Une institution a beau avoir 250 ans ou 500 ans, elle a toujours l’âge des gamins qui l’habitent ; 12, 14, 16 ans, l’âge de tous les espoirs, l’âge de toutes les promesses.

On arrive dans l’ancienne aile des pensionnaires, maintenant c’est une classe, avec les mêmes bureaux que dans les années 70. C’est là que l’on va faire l’entrevue. Le réalisateur est Mathieu Grimard, un ancien de 2005. Un ancien pas aussi ancien que moi !

Je souris. Je suis heureux. Ça me fait du bien de constater que mon vieux collège est lumineux. Qu’il respire l’enthousiasme des gens qui le dirigent, des jeunes qui y vivent.

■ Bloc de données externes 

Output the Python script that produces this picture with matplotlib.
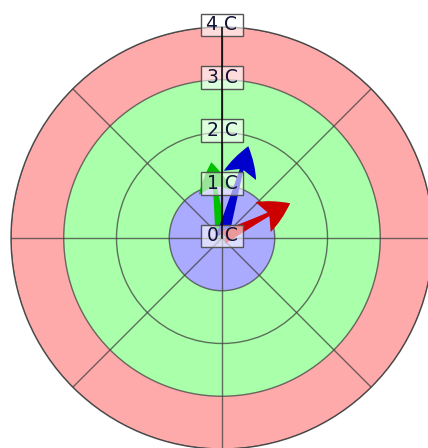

La caméra tourne. Mathieu me demande de lui raconter quelques souvenirs. J’en ai tellement. De la toute première journée où je n’arrivais pas à ouvrir mon cadenas jusqu’à… aujourd’hui.

Trente-neuf ans plus tard, j’en ai un de plus. Et un beau. Ce retour au collège n’est pas un retour en arrière. Au contraire. C’est un bond en avant. Parce que tout ce que j’ai appris ici avance toujours avec moi. Apprendre, c’est prendre en soi.